- Stated goal -
Exclude the pictures and return every line exactly as written.

- Supplied data -
+++

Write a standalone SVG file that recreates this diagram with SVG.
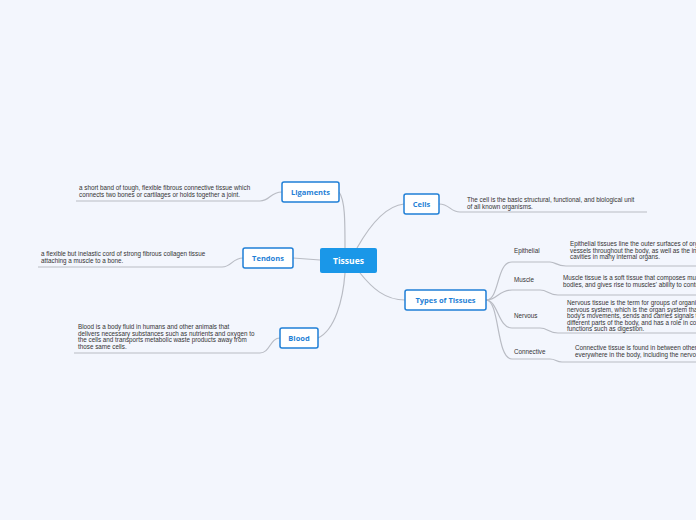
<svg xmlns="http://www.w3.org/2000/svg" width="696" height="520" viewBox="0 0 696 520">
<style>
.bg{fill:#f3f6fd}
.n rect{fill:#fff;stroke:#1f7fd6;stroke-width:1.5}
.n text{font-family:"Open Sans","Liberation Sans",sans-serif;font-size:7.5px;font-weight:bold;fill:#1f7fd6;text-anchor:middle}
.t{font-family:"Liberation Sans",sans-serif;font-size:6.3px;fill:#333}
.c path{fill:none;stroke:#b9bcc4;stroke-width:1.2}
</style>
<rect class="bg" width="696" height="520"/>
<g class="c">
<path d="M345 248 C345 220 345 200 339 192"/>
<path d="M320 260 L293 258"/>
<path d="M345 273 C343 300 335 330 318 338"/>
<path d="M357 248 C370 225 385 206 404 204"/>
<path d="M360 273 C372 288 385 300 405 300"/>
<path d="M282 192 C270 192 270 201 260 201 L76 201"/>
<path d="M243 258 C232 258 232 267 222 267 L38 267"/>
<path d="M280 338 C270 338 270 353 260 353 L74 353"/>
<path d="M439 204 C450 204 450 212 460 212 L647 212"/>
<path d="M486 300 C500 300 496 262 512 262 L550 262 C556 262 556 266 566 266 L696 266"/>
<path d="M486 300 C498 300 498 290 512 290 L540 290 C548 290 548 295 558 295 L696 295"/>
<path d="M486 300 C498 300 498 328 512 328 L540 328 C548 328 548 333 558 333 L696 333"/>
<path d="M486 300 C500 300 496 359 512 359 L550 359 C556 359 556 362 562 362 L696 362"/>
</g>
<g id="tissues"><rect x="320" y="248" width="57" height="25" rx="2" fill="#1a97e8"/><text x="348.5" y="264" font-family="Open Sans,Liberation Sans,sans-serif" font-size="8.5" font-weight="bold" fill="#fff" text-anchor="middle">Tissues</text></g>
<g id="ligaments" class="n"><rect x="282" y="182" width="57" height="20" rx="2"/><text x="310.5" y="194.5">Ligaments</text></g>
<g id="tendons" class="n"><rect x="243" y="248" width="50" height="20" rx="2"/><text x="268" y="260.5">Tendons</text></g>
<g id="blood" class="n"><rect x="280" y="328" width="38" height="20" rx="2"/><text x="299" y="340.5">Blood</text></g>
<g id="cells" class="n"><rect x="404" y="194" width="35" height="20" rx="2"/><text x="421.5" y="206.5">Cells</text></g>
<g id="types" class="n"><rect x="405" y="290" width="81" height="20" rx="2"/><text x="445.5" y="302.5">Types of Tissues</text></g>
<g class="t">
<text x="79" y="190">a short band of tough, flexible fibrous connective tissue which</text>
<text x="79" y="196.5">connects two bones or cartilages or holds together a joint.</text>
<text x="41" y="256">a flexible but inelastic cord of strong fibrous collagen tissue</text>
<text x="41" y="262.5">attaching a muscle to a bone.</text>
<text x="78" y="329">Blood is a body fluid in humans and other animals that</text>
<text x="78" y="335.5">delivers necessary substances such as nutrients and oxygen to</text>
<text x="78" y="342">the cells and transports metabolic waste products away from</text>
<text x="78" y="348.5">those same cells.</text>
<text x="467" y="202">The cell  is the basic structural, functional, and biological unit</text>
<text x="467" y="208.5">of all known organisms.</text>
<text x="514" y="253">Epithelial</text>
<text x="514" y="282">Muscle</text>
<text x="514" y="318">Nervous</text>
<text x="514" y="354">Connective</text>
<text x="570" y="246">Epithelial tissues line the outer surfaces of organs and blood</text>
<text x="570" y="252.5">vessels throughout the body, as well as the inner surfaces of</text>
<text x="570" y="259">cavities in many internal organs.</text>
<text x="563" y="280">Muscle tissue is a soft tissue that composes muscles in animal</text>
<text x="563" y="286.5">bodies, and gives rise to muscles' ability to contract.</text>
<text x="567" y="305">Nervous tissue is the term for groups of organized cells in the</text>
<text x="567" y="311.5">nervous system, which is the organ system that controls the</text>
<text x="567" y="318">body's movements, sends and carries signals to and from the</text>
<text x="567" y="324.5">different parts of the body, and has a role in controlling bodily</text>
<text x="567" y="331">functions such as digestion.</text>
<text x="575" y="350">Connective tissue is found in between other tissues</text>
<text x="575" y="356.5">everywhere in the body, including the nervous system.</text>
</g>
</svg>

+++

- Solution to the exercise -
Write a standalone SVG file that recreates this diagram with SVG.
<svg xmlns="http://www.w3.org/2000/svg" width="696" height="520" viewBox="0 0 696 520">
<style>
.bg{fill:#f3f6fd}
.n rect{fill:#fff;stroke:#1f7fd6;stroke-width:1.5}
.n text{font-family:"Open Sans","Liberation Sans",sans-serif;font-size:7.5px;font-weight:bold;fill:#1f7fd6;text-anchor:middle}
.t{font-family:"Liberation Sans",sans-serif;font-size:6.3px;fill:#333}
.c path{fill:none;stroke:#b9bcc4;stroke-width:1.2}
</style>
<rect class="bg" width="696" height="520"/>
<g class="c">
<path d="M345 248 C345 220 345 200 339 192"/>
<path d="M320 260 L293 258"/>
<path d="M345 273 C343 300 335 330 318 338"/>
<path d="M357 248 C370 225 385 206 404 204"/>
<path d="M360 273 C372 288 385 300 405 300"/>
<path d="M282 192 C270 192 270 201 260 201 L76 201"/>
<path d="M243 258 C232 258 232 267 222 267 L38 267"/>
<path d="M280 338 C270 338 270 353 260 353 L74 353"/>
<path d="M439 204 C450 204 450 212 460 212 L647 212"/>
<path d="M486 300 C500 300 496 262 512 262 L550 262 C556 262 556 266 566 266 L696 266"/>
<path d="M486 300 C498 300 498 290 512 290 L540 290 C548 290 548 295 558 295 L696 295"/>
<path d="M486 300 C498 300 498 328 512 328 L540 328 C548 328 548 333 558 333 L696 333"/>
<path d="M486 300 C500 300 496 359 512 359 L550 359 C556 359 556 362 562 362 L696 362"/>
</g>
<g id="tissues"><rect x="320" y="248" width="57" height="25" rx="2" fill="#1a97e8"/><text x="348.5" y="264" font-family="Open Sans,Liberation Sans,sans-serif" font-size="8.5" font-weight="bold" fill="#fff" text-anchor="middle">Tissues</text></g>
<g id="ligaments" class="n"><rect x="282" y="182" width="57" height="20" rx="2"/><text x="310.5" y="194.5">Ligaments</text></g>
<g id="tendons" class="n"><rect x="243" y="248" width="50" height="20" rx="2"/><text x="268" y="260.5">Tendons</text></g>
<g id="blood" class="n"><rect x="280" y="328" width="38" height="20" rx="2"/><text x="299" y="340.5">Blood</text></g>
<g id="cells" class="n"><rect x="404" y="194" width="35" height="20" rx="2"/><text x="421.5" y="206.5">Cells</text></g>
<g id="types" class="n"><rect x="405" y="290" width="81" height="20" rx="2"/><text x="445.5" y="302.5">Types of Tissues</text></g>
<g class="t">
<text x="79" y="190">a short band of tough, flexible fibrous connective tissue which</text>
<text x="79" y="196.5">connects two bones or cartilages or holds together a joint.</text>
<text x="41" y="256">a flexible but inelastic cord of strong fibrous collagen tissue</text>
<text x="41" y="262.5">attaching a muscle to a bone.</text>
<text x="78" y="329">Blood is a body fluid in humans and other animals that</text>
<text x="78" y="335.5">delivers necessary substances such as nutrients and oxygen to</text>
<text x="78" y="342">the cells and transports metabolic waste products away from</text>
<text x="78" y="348.5">those same cells.</text>
<text x="467" y="202">The cell  is the basic structural, functional, and biological unit</text>
<text x="467" y="208.5">of all known organisms.</text>
<text x="514" y="253">Epithelial</text>
<text x="514" y="282">Muscle</text>
<text x="514" y="318">Nervous</text>
<text x="514" y="354">Connective</text>
<text x="570" y="246">Epithelial tissues line the outer surfaces of organs and blood</text>
<text x="570" y="252.5">vessels throughout the body, as well as the inner surfaces of</text>
<text x="570" y="259">cavities in many internal organs.</text>
<text x="563" y="280">Muscle tissue is a soft tissue that composes muscles in animal</text>
<text x="563" y="286.5">bodies, and gives rise to muscles' ability to contract.</text>
<text x="567" y="305">Nervous tissue is the term for groups of organized cells in the</text>
<text x="567" y="311.5">nervous system, which is the organ system that controls the</text>
<text x="567" y="318">body's movements, sends and carries signals to and from the</text>
<text x="567" y="324.5">different parts of the body, and has a role in controlling bodily</text>
<text x="567" y="331">functions such as digestion.</text>
<text x="575" y="350">Connective tissue is found in between other tissues</text>
<text x="575" y="356.5">everywhere in the body, including the nervous system.</text>
</g>
</svg>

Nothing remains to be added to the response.